Some B.C. daycares limiting hours, turning away kids because of staff shortages

January 12, 2023

A shortage of staff is forcing some daycares in B.C. to temporarily close or shorten their hours.

It’s happening as the province’s $10-a-day daycare program has increased demand in a sector plagued by low wages and staff burnout.

Alison Merton, director of the early years programs for Collingwood Neighbourhood House in Vancouver, said without enough staff to fill in when early childhood educators are sick, its child care centres have been forced to close for one or two days some weeks or ask parents to pick up their kids earlier.

“In the past two years, we’ve had to close programs temporarily, whether it’s for a day or two, or shorten hours for the week … in order to meet the licensing regulations for ratios and also the qualifications that are required for those specific programs, especially in infant and toddler care,” said Merton, who oversees the neighbourhood house’s 13 child care programs with 350 spaces.

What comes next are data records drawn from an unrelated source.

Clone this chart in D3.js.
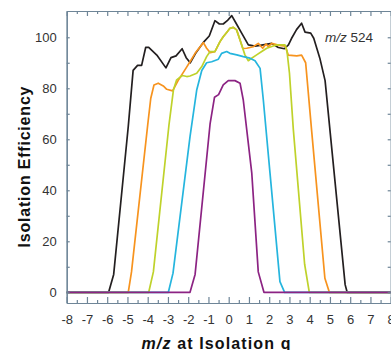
<!DOCTYPE html>
<html>
<head>
<meta charset="utf-8">
<script src="https://cdn.jsdelivr.net/npm/d3@7"></script>
<style>
  html, body { margin: 0; padding: 0; background: #fff; }
  text { font-family: "Liberation Sans", Arial, Helvetica, sans-serif; }
</style>
</head>
<body>
<div id="chart"></div>
<script>
// isolation profiles, offset (m/z) vs efficiency (%)
const w12X = [-8, -5.93, -5.68, -4.96, -4.72, -4.5, -4.3, -4.1, -3.95, -3.55, -3.1, -2.85, -2.6, -2.3, -2.1, -1.9, -1.65, -1.25, -0.96, -0.68, -0.46, -0.27, -0.07, 0.15, 0.35, 0.64, 0.97, 1.3, 1.7, 2.12, 2.45, 2.75, 2.95, 3.1, 3.35, 3.6, 3.77, 4.05, 4.2, 4.5, 4.76, 5.75, 5.85, 8];
const w12Y = [0, 0, 7, 65, 87, 89, 89, 96, 96, 93, 88, 92, 92.7, 95.5, 92, 90, 93.5, 98, 100.5, 106.5, 105.2, 105.2, 106.5, 108.5, 105.7, 101.6, 97, 96.5, 97, 97.6, 96, 95.5, 97, 99.5, 103, 105.5, 102, 101.6, 99.6, 91.8, 83, 3, 0, 0];

const w10X = [-8, -4.96, -4.8, -4.0, -3.85, -3.69, -3.48, -3.23, -3.06, -2.77, -2.5, -2.1, -1.91, -1.66, -1.25, -1.09, -0.92, -0.68, -0.43, -0.27, -0.07, 0.06, 0.23, 0.39, 0.56, 0.7, 0.89, 1.21, 1.46, 1.68, 1.84, 1.96, 2.12, 2.5, 2.8, 2.94, 3.36, 3.6, 3.8, 4.1, 4.75, 4.97, 8];
const w10Y = [0, 0, 8, 65.6, 76, 81.3, 82, 80.9, 79.6, 79, 83, 88, 90.4, 93.7, 97.9, 95.7, 94, 94.4, 98.3, 100.2, 102.2, 103.5, 103.9, 102.9, 98.9, 95.6, 95.7, 96.3, 97.6, 95.7, 97.4, 96.3, 97.6, 96.8, 96.5, 93, 92.7, 93, 90, 63, 5.5, 0, 0];

const w8X = [-8, -3.95, -3.72, -2.95, -2.73, -2.57, -2.29, -2.07, -1.91, -1.58, -1.33, -1.09, -0.92, -0.68, -0.43, -0.27, -0.07, 0.06, 0.23, 0.39, 0.56, 0.8, 0.97, 1.13, 1.38, 1.63, 1.88, 2.2, 2.4, 2.78, 2.88, 3.0, 3.19, 3.75, 3.98, 8];
const w8Y = [0, 0, 8, 65.6, 79.3, 83.3, 85, 84.6, 84.8, 85.9, 88.5, 92.4, 94.4, 94.4, 98.3, 100.2, 102.2, 103.5, 103.9, 102.9, 98.9, 93.1, 90.8, 91.8, 93.1, 94.4, 95.7, 96.6, 97, 97, 94.5, 86, 64, 11, 0, 0];

const w6X = [-8, -2.98, -2.75, -1.91, -1.58, -1.33, -1.09, -0.84, -0.51, -0.35, -0.1, 0.06, 0.4, 0.72, 1.05, 1.3, 1.55, 1.71, 2.04, 2.53, 2.76, 8];
const w6Y = [0, 0, 7.5, 61, 79.3, 87, 90, 90.4, 91.4, 93.7, 94.4, 93.7, 93.1, 92.4, 91.8, 90.8, 87.8, 75.4, 46.7, 4.2, 0, 0];

const w4X = [-8, -1.91, -1.66, -0.92, -0.7, -0.5, -0.27, -0.02, 0.31, 0.56, 0.72, 1.14, 1.46, 1.74, 8];
const w4Y = [0, 0, 7, 66, 76.5, 77.5, 81.3, 83, 83, 82, 75.4, 46.7, 8, 0, 0];

const xTickValues = d3.range(-8, 9, 1);
const yTickValues = [0, 20, 40, 60, 80, 100];

const series = [
    { xs: w12X, ys: w12Y, color: '#231f20' },
    { xs: w10X, ys: w10Y, color: '#f7931e' },
    { xs: w8X, ys: w8Y, color: '#bfd22b' },
    { xs: w6X, ys: w6Y, color: '#25b5de' },
    { xs: w4X, ys: w4Y, color: '#8c2383' }
];

const width = 391, height = 350;
const axisColor = '#6e8597';
const textColor = '#333';

const svg = d3.select('#chart')
    .append('svg')
    .attr('width', width)
    .attr('height', height);

const x = d3.scaleLinear().domain([-8, 8]).range([66.7, 390.7]);
const y = d3.scaleLinear().domain([-4.2, 110.3]).range([303, 11]);

const plotTop = 11, plotBottom = 303, plotLeft = 66.7, plotRight = 390.7;

// curves
const line = d3.line()
    .x(d => x(d[0]))
    .y(d => y(d[1]));

series.forEach(s => {
    svg.append('path')
        .datum(s.xs.map((v, i) => [v, s.ys[i]]))
        .attr('fill', 'none')
        .attr('stroke', s.color)
        .attr('stroke-width', 1.7)
        .attr('stroke-linejoin', 'round')
        .attr('d', line);
});

// axes
function style(g) {
    g.selectAll('path, line').attr('stroke', axisColor).attr('stroke-width', 1.2);
    g.selectAll('text')
        .attr('fill', textColor)
        .attr('font-size', '13px')
        .attr('font-family', '"Liberation Sans", Arial, sans-serif');
}

const halfTicks = d3.range(-7.5, 8, 1);
const yMinor = d3.range(10, 101, 20);
const yAll = d3.range(0, 101, 10);
const plain = d => String(d);   // hyphen, not the unicode minus

// bottom
svg.append('g')
    .attr('transform', `translate(0,${plotBottom})`)
    .call(d3.axisBottom(x).tickValues(xTickValues).tickSize(-6).tickSizeOuter(0).tickPadding(12).tickFormat(plain))
    .call(style);
svg.append('g')
    .attr('transform', `translate(0,${plotBottom})`)
    .call(d3.axisBottom(x).tickValues(halfTicks).tickSize(-3).tickSizeOuter(0).tickFormat(''))
    .call(style);

// top
svg.append('g')
    .attr('transform', `translate(0,${plotTop})`)
    .call(d3.axisTop(x).tickValues(xTickValues).tickSize(-5).tickSizeOuter(0).tickFormat(''))
    .call(style);
svg.append('g')
    .attr('transform', `translate(0,${plotTop})`)
    .call(d3.axisTop(x).tickValues(halfTicks).tickSize(-3).tickSizeOuter(0).tickFormat(''))
    .call(style);

// left
svg.append('g')
    .attr('transform', `translate(${plotLeft},0)`)
    .call(d3.axisLeft(y).tickValues(yTickValues).tickSize(-3).tickSizeOuter(0).tickPadding(10).tickFormat(plain))
    .call(style);
svg.append('g')
    .attr('transform', `translate(${plotLeft},0)`)
    .call(d3.axisLeft(y).tickValues(yMinor).tickSize(-3).tickSizeOuter(0).tickFormat(''))
    .call(style);

// right
svg.append('g')
    .attr('transform', `translate(${plotRight},0)`)
    .call(d3.axisRight(y).tickValues(yAll).tickSize(-3).tickSizeOuter(0).tickFormat(''))
    .call(style);

// axis titles
const xTitle = svg.append('text')
    .attr('x', 216)
    .attr('y', 348.5)
    .attr('text-anchor', 'middle')
    .attr('font-size', '16px')
    .attr('font-weight', 'bold')
    .attr('fill', '#111')
    .attr('textLength', 149)
    .attr('lengthAdjust', 'spacing');
xTitle.append('tspan').attr('font-style', 'italic').text('m/z');
xTitle.append('tspan').text(' at Isolation q');

svg.append('text')
    .attr('transform', 'translate(29.5,167) rotate(-90)')
    .attr('text-anchor', 'middle')
    .attr('font-size', '16px')
    .attr('font-weight', 'bold')
    .attr('fill', '#111')
    .attr('textLength', 161)
    .attr('lengthAdjust', 'spacing')
    .text('Isolation Efficiency');

// annotation
const note = svg.append('text')
    .attr('x', 325)
    .attr('y', 41.7)
    .attr('font-size', '13.5px')
    .attr('fill', textColor);
note.append('tspan').attr('font-style', 'italic').text('m/z');
note.append('tspan').text(' 524');
</script>
</body>
</html>
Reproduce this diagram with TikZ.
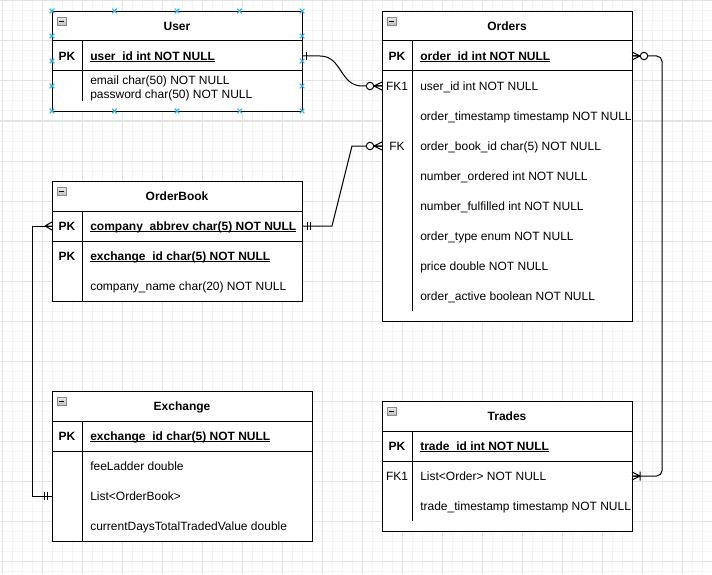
\documentclass[tikz,border=0pt]{standalone}
\usepackage{fontspec}
\setmainfont{Liberation Sans}
\usetikzlibrary{calc}
\definecolor{gmajor}{HTML}{E3E3E3}
\definecolor{gminor}{HTML}{F4F4F4}
\definecolor{handle}{HTML}{29B6F2}
\definecolor{iconborder}{HTML}{8A8A8A}
\newcommand\uln[1]{\setbox0=\hbox{#1}\rlap{\vrule height -0.75pt depth 1.5pt width \wd0}\box0}
\tikzset{
  conn/.style={line width=0.75pt, draw=black},
  tbl/.style={draw=black, line width=0.75pt, fill=white, inner sep=0pt, anchor=north west},
  sep/.style={line width=0.75pt, draw=black},
  ttl/.style={font=\bfseries\fontsize{9}{11}\selectfont, anchor=center, inner sep=0pt, text height=6.6pt, text depth=0pt},
  fld/.style={font=\fontsize{9}{11}\selectfont, anchor=west, inner sep=0pt, text height=6.6pt, text depth=0pt},
  keyl/.style={font=\fontsize{9}{11}\selectfont, anchor=center, inner sep=0pt, text height=6.6pt, text depth=0pt},
  keyb/.style={keyl, font=\bfseries\fontsize{9}{11}\selectfont},
  minbox/.pic={
    \draw[draw=iconborder, line width=0.6pt, top color=white!92!black, bottom color=white!75!black] (-4.3,-4) rectangle (4.3,4);
    \draw[line width=0.75pt] (-2.5,0) -- (2.5,0);
  },
  zmany/.pic={
    \draw[conn] (-8,0) -- (0,-4) (-8,0) -- (0,4) (-8,0) -- (0,0);
    \draw[conn, fill=white] (-12,0) circle[radius=2.8pt];
  },
  many/.pic={
    \draw[conn] (-7,0) -- (0,-4) (-7,0) -- (0,4) (-7,0) -- (0,0);
  },
  onemany/.pic={
    \draw[conn] (-8,0) -- (0,-4) (-8,0) -- (0,4) (-8,0) -- (0,0) (-8,-4.5) -- (-8,4.5);
  },
  one/.pic={
    \draw[conn] (-4,-4) -- (-4,4);
  },
  mandone/.pic={
    \draw[conn] (-5,-4) -- (-5,4) (-8,-4) -- (-8,4);
  },
  hx/.pic={
    \draw[handle, line width=0.8pt] (-2.3,-2.3) -- (2.3,2.3) (-2.3,2.3) -- (2.3,-2.3);
  }
}
\begin{document}
\begin{tikzpicture}[x=0.75pt, y=-0.75pt]
\useasboundingbox (0,0) rectangle (712,574);
\fill[white] (0,0) rectangle (712,574);
% grid
\foreach \i in {2,12,...,712} \draw[gminor, line width=0.75pt] (\i,0) -- (\i,574);
\foreach \j in {1,11,...,574} \draw[gminor, line width=0.75pt] (0,\j) -- (712,\j);
\foreach \i in {2,42,...,712} \draw[gmajor, line width=0.75pt] (\i,0) -- (\i,574);
\foreach \j in {1,41,...,574} \draw[gmajor, line width=0.75pt] (0,\j) -- (712,\j);

% ---------- User ----------
\node[tbl, minimum width=187.5pt, minimum height=75pt] (user) at (52,11) {};
\draw[sep] (52,41) -- (302,41) (52,71) -- (302,71) (82,41) -- (82,101);
\pic at (61.7,21.2) {minbox};
\node[ttl] (userT) at (177,26) {User};
\node[keyb] (userPK) at (67,56) {PK};
\node[fld, font=\bfseries\fontsize{9}{11}\selectfont] (userF1) at (90,56) {\uln{user\_id int NOT NULL}};
\node[fld] (userF2) at (90,80) {email char(50) NOT NULL};
\node[fld] (userF3) at (90,94) {password char(50) NOT NULL};
\coordinate (uPK) at (302,56);

% ---------- Orders ----------
\node[tbl, minimum width=187.5pt, minimum height=232.5pt] (orders) at (382,11) {};
\draw[sep] (382,41) -- (632,41) (382,71) -- (632,71) (412,41) -- (412,311);
\pic at (391.7,21.2) {minbox};
\node[ttl] (ordT) at (507,26) {Orders};
\node[keyb] (ordPK) at (397,56) {PK};
\node[fld, font=\bfseries\fontsize{9}{11}\selectfont] (ordF1) at (420,56) {\uln{order\_id int NOT NULL}};
\node[keyl] (ordK2) at (397,86) {FK1};
\node[fld] (ordF2) at (420,86) {user\_id int NOT NULL};
\node[fld] (ordF3) at (420,116) {order\_timestamp timestamp NOT NULL};
\node[keyl] (ordK4) at (397,146) {FK};
\node[fld] (ordF4) at (420,146) {order\_book\_id char(5) NOT NULL};
\node[fld] (ordF5) at (420,176) {number\_ordered int NOT NULL};
\node[fld] (ordF6) at (420,206) {number\_fulfilled int NOT NULL};
\node[fld] (ordF7) at (420,236) {order\_type enum NOT NULL};
\node[fld] (ordF8) at (420,266) {price double NOT NULL};
\node[fld] (ordF9) at (420,296) {order\_active boolean NOT NULL};
\coordinate (oPK) at (632,56);
\coordinate (oFK1) at (382,86);
\coordinate (oFK) at (382,146);

% ---------- OrderBook ----------
\node[tbl, minimum width=187.5pt, minimum height=90pt] (obook) at (52,181) {};
\draw[sep] (52,211) -- (302,211) (52,241) -- (302,241) (82,211) -- (82,301);
\pic at (61.7,191.2) {minbox};
\node[ttl] (obT) at (177,196) {OrderBook};
\node[keyb] (obK1) at (67,226) {PK};
\node[fld, font=\bfseries\fontsize{9}{11}\selectfont] (obF1) at (90,226) {\uln{company\_abbrev char(5) NOT NULL}};
\node[keyb] (obK2) at (67,256) {PK};
\node[fld, font=\bfseries\fontsize{9}{11}\selectfont] (obF2) at (90,256) {\uln{exchange\_id char(5) NOT NULL}};
\node[fld] (obF3) at (90,286) {company\_name char(20) NOT NULL};
\coordinate (obR) at (302,226);
\coordinate (obL) at (52,226);

% ---------- Exchange ----------
\node[tbl, minimum width=195pt, minimum height=112.5pt] (exch) at (52,391) {};
\draw[sep] (52,421) -- (312,421) (52,451) -- (312,451) (82,421) -- (82,541);
\pic at (61.7,401.2) {minbox};
\node[ttl] (exT) at (182,406) {Exchange};
\node[keyb] (exK1) at (67,436) {PK};
\node[fld, font=\bfseries\fontsize{9}{11}\selectfont] (exF1) at (90,436) {\uln{exchange\_id char(5) NOT NULL}};
\node[fld] (exF2) at (90,466) {feeLadder double};
\node[fld] (exF3) at (90,496) {List<OrderBook>};
\node[fld] (exF4) at (90,526) {currentDaysTotalTradedValue double};
\coordinate (exL) at (52,496);

% ---------- Trades ----------
\node[tbl, minimum width=187.5pt, minimum height=97.5pt] (trades) at (382,401) {};
\draw[sep] (382,431) -- (632,431) (382,461) -- (632,461) (412,431) -- (412,521);
\pic at (391.7,411.2) {minbox};
\node[ttl] (trT) at (507,416) {Trades};
\node[keyb] (trK1) at (397,446) {PK};
\node[fld, font=\bfseries\fontsize{9}{11}\selectfont] (trF1) at (420,446) {\uln{trade\_id int NOT NULL}};
\node[keyl] (trK2) at (397,476) {FK1};
\node[fld] (trF2) at (420,476) {List<Order> NOT NULL};
\node[fld] (trF3) at (420,506) {trade\_timestamp timestamp NOT NULL};
\coordinate (tFK1) at (632,476);

% ---------- connectors ----------
\draw[conn] (uPK) -- ++(18,0) .. controls +(22,0) and +(-22,0) .. ($(oFK1)+(-20,0)$) -- (oFK1);
\draw[conn] (obR) -- ++(30,0) -- ($(oFK)+(-30,0)$) -- (oFK);
\draw[conn, rounded corners=4pt] (oPK) -- ++(30,0) |- (tFK1);
\draw[conn] (obL) -- ++(-20,0) |- (exL);

% ---------- end markers ----------
\pic[rotate=180] at (uPK) {one};
\pic at (oFK1) {zmany};
\pic[rotate=180] at (obR) {mandone};
\pic at (oFK) {zmany};
\pic[rotate=180] at (oPK) {zmany};
\pic[rotate=180] at (tFK1) {onemany};
\pic at (obL) {many};
\pic at (exL) {mandone};

% ---------- selection handles on User ----------
\foreach \hx in {52,114.5,177,239.5,302} {
  \pic at (\hx,11) {hx};
  \pic at (\hx,111) {hx};
}
\foreach \hy in {36,61,86} {
  \pic at (52,\hy) {hx};
  \pic at (302,\hy) {hx};
}
\end{tikzpicture}
\end{document}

In some cases, after-school care was suspended because staff was sick.

“We have significant wait lists for certain age groups and we would like to expand but we can’t consider that right now with … the recruitment and retention issues,” Merton said.

Her experience is backed up by a report released Wednesday that evaluated B.C.’s plan for recruiting and retaining child care workers, which was launched in 2018. The report found 45 per cent of child-care centres are losing more staff than they can hire and 27 per cent of employers turned away children because of a lack of qualified staff.

Emily Gawlick, executive director of the Early Childhood Educators of B.C., which released the report, said she’s heard from many child-care centres that can’t open to full capacity because they don’t have enough qualified staff.